_STATED PROBLEM_
Set down the full listing exactly as given. Any pictures are to be left out.

_PROVIDED DATA_
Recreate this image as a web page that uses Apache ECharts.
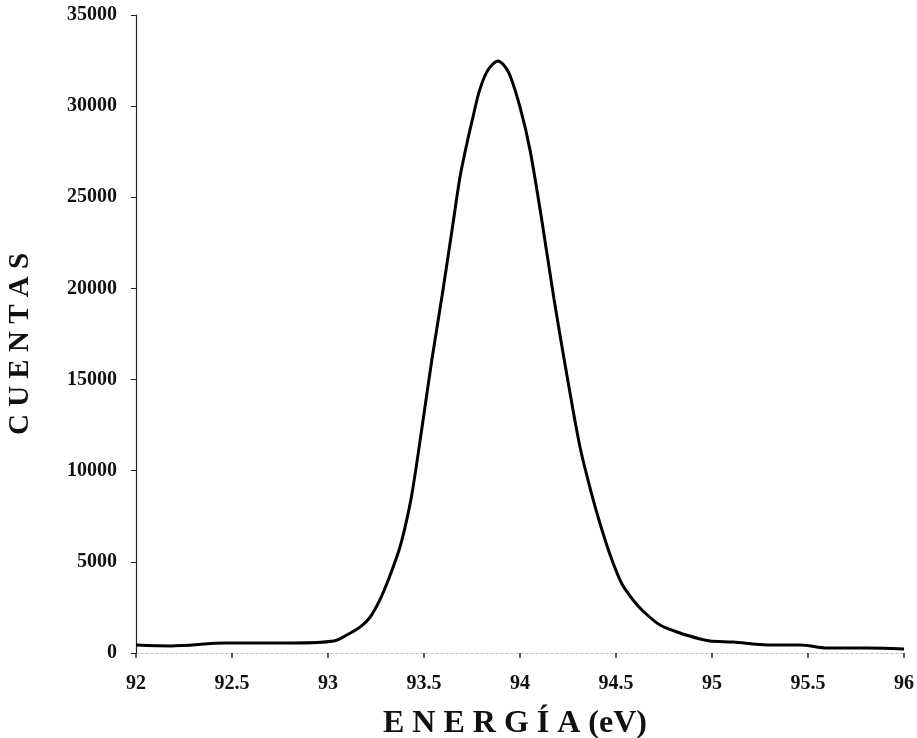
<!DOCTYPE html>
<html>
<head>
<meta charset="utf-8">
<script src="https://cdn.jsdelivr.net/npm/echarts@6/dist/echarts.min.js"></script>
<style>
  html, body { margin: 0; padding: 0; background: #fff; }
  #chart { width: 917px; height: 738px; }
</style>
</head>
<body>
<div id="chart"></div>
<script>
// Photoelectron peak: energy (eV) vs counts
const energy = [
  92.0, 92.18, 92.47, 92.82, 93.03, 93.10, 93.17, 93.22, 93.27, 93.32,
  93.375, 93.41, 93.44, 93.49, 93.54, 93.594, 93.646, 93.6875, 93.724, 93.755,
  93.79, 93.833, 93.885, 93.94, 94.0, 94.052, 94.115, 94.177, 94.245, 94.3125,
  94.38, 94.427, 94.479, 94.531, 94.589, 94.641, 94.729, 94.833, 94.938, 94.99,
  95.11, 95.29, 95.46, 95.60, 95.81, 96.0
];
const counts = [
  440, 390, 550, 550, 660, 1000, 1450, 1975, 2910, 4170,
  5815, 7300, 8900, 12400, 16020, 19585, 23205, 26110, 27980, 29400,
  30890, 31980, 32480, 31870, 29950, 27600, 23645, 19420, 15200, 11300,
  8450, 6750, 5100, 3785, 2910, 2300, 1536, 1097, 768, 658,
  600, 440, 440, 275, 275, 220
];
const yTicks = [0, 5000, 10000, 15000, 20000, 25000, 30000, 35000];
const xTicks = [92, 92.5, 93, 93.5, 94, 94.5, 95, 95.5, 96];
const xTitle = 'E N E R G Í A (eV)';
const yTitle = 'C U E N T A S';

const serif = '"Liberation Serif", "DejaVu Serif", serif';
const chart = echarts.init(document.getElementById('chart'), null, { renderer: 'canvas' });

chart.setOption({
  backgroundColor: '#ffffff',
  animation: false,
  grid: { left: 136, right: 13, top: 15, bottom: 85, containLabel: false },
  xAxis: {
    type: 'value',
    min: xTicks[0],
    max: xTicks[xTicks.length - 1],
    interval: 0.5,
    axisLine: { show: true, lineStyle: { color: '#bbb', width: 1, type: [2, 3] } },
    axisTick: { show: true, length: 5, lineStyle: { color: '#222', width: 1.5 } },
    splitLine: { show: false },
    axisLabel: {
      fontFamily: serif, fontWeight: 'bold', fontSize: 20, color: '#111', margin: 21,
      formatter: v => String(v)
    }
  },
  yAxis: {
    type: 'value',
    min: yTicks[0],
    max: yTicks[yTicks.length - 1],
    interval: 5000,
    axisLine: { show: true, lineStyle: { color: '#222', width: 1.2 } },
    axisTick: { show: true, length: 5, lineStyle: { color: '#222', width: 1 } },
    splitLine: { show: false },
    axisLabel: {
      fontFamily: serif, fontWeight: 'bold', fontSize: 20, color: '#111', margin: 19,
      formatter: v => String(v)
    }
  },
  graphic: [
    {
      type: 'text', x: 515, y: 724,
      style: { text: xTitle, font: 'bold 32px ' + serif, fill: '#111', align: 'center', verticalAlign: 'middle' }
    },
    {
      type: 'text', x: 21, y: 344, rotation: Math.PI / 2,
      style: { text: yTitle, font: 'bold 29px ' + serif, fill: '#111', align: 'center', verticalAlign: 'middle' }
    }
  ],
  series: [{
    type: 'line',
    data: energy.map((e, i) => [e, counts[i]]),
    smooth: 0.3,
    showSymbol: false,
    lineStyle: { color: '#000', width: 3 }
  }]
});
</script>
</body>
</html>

_SOLUTION BELOW_
Recreate this image as a web page that uses Apache ECharts.
<!DOCTYPE html>
<html>
<head>
<meta charset="utf-8">
<script src="https://cdn.jsdelivr.net/npm/echarts@6/dist/echarts.min.js"></script>
<style>
  html, body { margin: 0; padding: 0; background: #fff; }
  #chart { width: 917px; height: 738px; }
</style>
</head>
<body>
<div id="chart"></div>
<script>
// Photoelectron peak: energy (eV) vs counts
const energy = [
  92.0, 92.18, 92.47, 92.82, 93.03, 93.10, 93.17, 93.22, 93.27, 93.32,
  93.375, 93.41, 93.44, 93.49, 93.54, 93.594, 93.646, 93.6875, 93.724, 93.755,
  93.79, 93.833, 93.885, 93.94, 94.0, 94.052, 94.115, 94.177, 94.245, 94.3125,
  94.38, 94.427, 94.479, 94.531, 94.589, 94.641, 94.729, 94.833, 94.938, 94.99,
  95.11, 95.29, 95.46, 95.60, 95.81, 96.0
];
const counts = [
  440, 390, 550, 550, 660, 1000, 1450, 1975, 2910, 4170,
  5815, 7300, 8900, 12400, 16020, 19585, 23205, 26110, 27980, 29400,
  30890, 31980, 32480, 31870, 29950, 27600, 23645, 19420, 15200, 11300,
  8450, 6750, 5100, 3785, 2910, 2300, 1536, 1097, 768, 658,
  600, 440, 440, 275, 275, 220
];
const yTicks = [0, 5000, 10000, 15000, 20000, 25000, 30000, 35000];
const xTicks = [92, 92.5, 93, 93.5, 94, 94.5, 95, 95.5, 96];
const xTitle = 'E N E R G Í A (eV)';
const yTitle = 'C U E N T A S';

const serif = '"Liberation Serif", "DejaVu Serif", serif';
const chart = echarts.init(document.getElementById('chart'), null, { renderer: 'canvas' });

chart.setOption({
  backgroundColor: '#ffffff',
  animation: false,
  grid: { left: 136, right: 13, top: 15, bottom: 85, containLabel: false },
  xAxis: {
    type: 'value',
    min: xTicks[0],
    max: xTicks[xTicks.length - 1],
    interval: 0.5,
    axisLine: { show: true, lineStyle: { color: '#bbb', width: 1, type: [2, 3] } },
    axisTick: { show: true, length: 5, lineStyle: { color: '#222', width: 1.5 } },
    splitLine: { show: false },
    axisLabel: {
      fontFamily: serif, fontWeight: 'bold', fontSize: 20, color: '#111', margin: 21,
      formatter: v => String(v)
    }
  },
  yAxis: {
    type: 'value',
    min: yTicks[0],
    max: yTicks[yTicks.length - 1],
    interval: 5000,
    axisLine: { show: true, lineStyle: { color: '#222', width: 1.2 } },
    axisTick: { show: true, length: 5, lineStyle: { color: '#222', width: 1 } },
    splitLine: { show: false },
    axisLabel: {
      fontFamily: serif, fontWeight: 'bold', fontSize: 20, color: '#111', margin: 19,
      formatter: v => String(v)
    }
  },
  graphic: [
    {
      type: 'text', x: 515, y: 724,
      style: { text: xTitle, font: 'bold 32px ' + serif, fill: '#111', align: 'center', verticalAlign: 'middle' }
    },
    {
      type: 'text', x: 21, y: 344, rotation: Math.PI / 2,
      style: { text: yTitle, font: 'bold 29px ' + serif, fill: '#111', align: 'center', verticalAlign: 'middle' }
    }
  ],
  series: [{
    type: 'line',
    data: energy.map((e, i) => [e, counts[i]]),
    smooth: 0.3,
    showSymbol: false,
    lineStyle: { color: '#000', width: 3 }
  }]
});
</script>
</body>
</html>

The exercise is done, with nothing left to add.